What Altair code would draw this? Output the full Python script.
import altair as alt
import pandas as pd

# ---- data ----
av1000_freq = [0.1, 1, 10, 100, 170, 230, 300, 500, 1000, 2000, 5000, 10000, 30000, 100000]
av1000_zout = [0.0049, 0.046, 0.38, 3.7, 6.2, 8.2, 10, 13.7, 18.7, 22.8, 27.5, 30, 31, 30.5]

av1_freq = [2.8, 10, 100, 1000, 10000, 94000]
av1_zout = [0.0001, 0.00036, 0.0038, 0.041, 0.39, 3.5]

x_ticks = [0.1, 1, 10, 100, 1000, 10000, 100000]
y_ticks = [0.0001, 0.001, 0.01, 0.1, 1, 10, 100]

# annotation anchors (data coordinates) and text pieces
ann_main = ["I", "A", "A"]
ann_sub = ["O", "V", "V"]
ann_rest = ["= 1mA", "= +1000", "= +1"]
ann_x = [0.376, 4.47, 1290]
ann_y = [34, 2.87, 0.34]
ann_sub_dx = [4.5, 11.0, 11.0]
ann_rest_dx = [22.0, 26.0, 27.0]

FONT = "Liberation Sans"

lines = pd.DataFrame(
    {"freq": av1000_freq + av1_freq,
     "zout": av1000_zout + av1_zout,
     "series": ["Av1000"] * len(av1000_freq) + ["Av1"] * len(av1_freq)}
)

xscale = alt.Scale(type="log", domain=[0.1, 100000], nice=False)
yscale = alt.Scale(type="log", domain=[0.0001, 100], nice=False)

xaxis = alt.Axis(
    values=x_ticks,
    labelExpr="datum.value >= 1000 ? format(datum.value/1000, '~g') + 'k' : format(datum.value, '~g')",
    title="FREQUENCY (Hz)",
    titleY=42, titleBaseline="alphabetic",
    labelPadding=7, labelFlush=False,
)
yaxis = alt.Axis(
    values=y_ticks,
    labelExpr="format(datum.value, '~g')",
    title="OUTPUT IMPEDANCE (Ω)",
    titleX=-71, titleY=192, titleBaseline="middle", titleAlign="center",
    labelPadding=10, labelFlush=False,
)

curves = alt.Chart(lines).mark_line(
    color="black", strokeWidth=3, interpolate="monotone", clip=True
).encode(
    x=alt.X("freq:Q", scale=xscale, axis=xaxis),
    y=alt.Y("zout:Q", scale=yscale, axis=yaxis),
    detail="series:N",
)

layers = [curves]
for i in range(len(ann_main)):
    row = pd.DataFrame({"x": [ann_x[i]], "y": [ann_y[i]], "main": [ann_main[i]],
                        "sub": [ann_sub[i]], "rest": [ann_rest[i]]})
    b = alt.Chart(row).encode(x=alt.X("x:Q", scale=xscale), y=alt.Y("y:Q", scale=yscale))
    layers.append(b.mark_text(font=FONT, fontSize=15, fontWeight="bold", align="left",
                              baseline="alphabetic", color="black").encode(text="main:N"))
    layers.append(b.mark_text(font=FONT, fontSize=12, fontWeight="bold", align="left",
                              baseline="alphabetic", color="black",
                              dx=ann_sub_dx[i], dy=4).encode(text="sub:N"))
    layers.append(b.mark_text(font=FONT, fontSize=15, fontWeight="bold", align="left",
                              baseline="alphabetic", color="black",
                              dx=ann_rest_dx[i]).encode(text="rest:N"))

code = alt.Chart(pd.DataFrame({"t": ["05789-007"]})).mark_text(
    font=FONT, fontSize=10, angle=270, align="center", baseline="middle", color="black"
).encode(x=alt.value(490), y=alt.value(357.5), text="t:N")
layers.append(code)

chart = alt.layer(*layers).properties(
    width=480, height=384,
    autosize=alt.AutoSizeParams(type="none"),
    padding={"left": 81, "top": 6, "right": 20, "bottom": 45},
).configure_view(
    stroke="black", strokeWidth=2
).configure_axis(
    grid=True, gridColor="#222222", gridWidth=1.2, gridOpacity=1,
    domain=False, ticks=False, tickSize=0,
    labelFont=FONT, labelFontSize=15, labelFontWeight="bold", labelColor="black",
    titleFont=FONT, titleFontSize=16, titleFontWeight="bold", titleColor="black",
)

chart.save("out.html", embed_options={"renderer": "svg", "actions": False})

....

What the exercise asks: Copy every line of the material, please, keeping it exactly the same.

Task response:
What Altair code would draw this? Output the full Python script.
import altair as alt
import pandas as pd

# ---- data ----
av1000_freq = [0.1, 1, 10, 100, 170, 230, 300, 500, 1000, 2000, 5000, 10000, 30000, 100000]
av1000_zout = [0.0049, 0.046, 0.38, 3.7, 6.2, 8.2, 10, 13.7, 18.7, 22.8, 27.5, 30, 31, 30.5]

av1_freq = [2.8, 10, 100, 1000, 10000, 94000]
av1_zout = [0.0001, 0.00036, 0.0038, 0.041, 0.39, 3.5]

x_ticks = [0.1, 1, 10, 100, 1000, 10000, 100000]
y_ticks = [0.0001, 0.001, 0.01, 0.1, 1, 10, 100]

# annotation anchors (data coordinates) and text pieces
ann_main = ["I", "A", "A"]
ann_sub = ["O", "V", "V"]
ann_rest = ["= 1mA", "= +1000", "= +1"]
ann_x = [0.376, 4.47, 1290]
ann_y = [34, 2.87, 0.34]
ann_sub_dx = [4.5, 11.0, 11.0]
ann_rest_dx = [22.0, 26.0, 27.0]

FONT = "Liberation Sans"

lines = pd.DataFrame(
    {"freq": av1000_freq + av1_freq,
     "zout": av1000_zout + av1_zout,
     "series": ["Av1000"] * len(av1000_freq) + ["Av1"] * len(av1_freq)}
)

xscale = alt.Scale(type="log", domain=[0.1, 100000], nice=False)
yscale = alt.Scale(type="log", domain=[0.0001, 100], nice=False)

xaxis = alt.Axis(
    values=x_ticks,
    labelExpr="datum.value >= 1000 ? format(datum.value/1000, '~g') + 'k' : format(datum.value, '~g')",
    title="FREQUENCY (Hz)",
    titleY=42, titleBaseline="alphabetic",
    labelPadding=7, labelFlush=False,
)
yaxis = alt.Axis(
    values=y_ticks,
    labelExpr="format(datum.value, '~g')",
    title="OUTPUT IMPEDANCE (Ω)",
    titleX=-71, titleY=192, titleBaseline="middle", titleAlign="center",
    labelPadding=10, labelFlush=False,
)

curves = alt.Chart(lines).mark_line(
    color="black", strokeWidth=3, interpolate="monotone", clip=True
).encode(
    x=alt.X("freq:Q", scale=xscale, axis=xaxis),
    y=alt.Y("zout:Q", scale=yscale, axis=yaxis),
    detail="series:N",
)

layers = [curves]
for i in range(len(ann_main)):
    row = pd.DataFrame({"x": [ann_x[i]], "y": [ann_y[i]], "main": [ann_main[i]],
                        "sub": [ann_sub[i]], "rest": [ann_rest[i]]})
    b = alt.Chart(row).encode(x=alt.X("x:Q", scale=xscale), y=alt.Y("y:Q", scale=yscale))
    layers.append(b.mark_text(font=FONT, fontSize=15, fontWeight="bold", align="left",
                              baseline="alphabetic", color="black").encode(text="main:N"))
    layers.append(b.mark_text(font=FONT, fontSize=12, fontWeight="bold", align="left",
                              baseline="alphabetic", color="black",
                              dx=ann_sub_dx[i], dy=4).encode(text="sub:N"))
    layers.append(b.mark_text(font=FONT, fontSize=15, fontWeight="bold", align="left",
                              baseline="alphabetic", color="black",
                              dx=ann_rest_dx[i]).encode(text="rest:N"))

code = alt.Chart(pd.DataFrame({"t": ["05789-007"]})).mark_text(
    font=FONT, fontSize=10, angle=270, align="center", baseline="middle", color="black"
).encode(x=alt.value(490), y=alt.value(357.5), text="t:N")
layers.append(code)

chart = alt.layer(*layers).properties(
    width=480, height=384,
    autosize=alt.AutoSizeParams(type="none"),
    padding={"left": 81, "top": 6, "right": 20, "bottom": 45},
).configure_view(
    stroke="black", strokeWidth=2
).configure_axis(
    grid=True, gridColor="#222222", gridWidth=1.2, gridOpacity=1,
    domain=False, ticks=False, tickSize=0,
    labelFont=FONT, labelFontSize=15, labelFontWeight="bold", labelColor="black",
    titleFont=FONT, titleFontSize=16, titleFontWeight="bold", titleColor="black",
)

chart.save("out.html", embed_options={"renderer": "svg", "actions": False})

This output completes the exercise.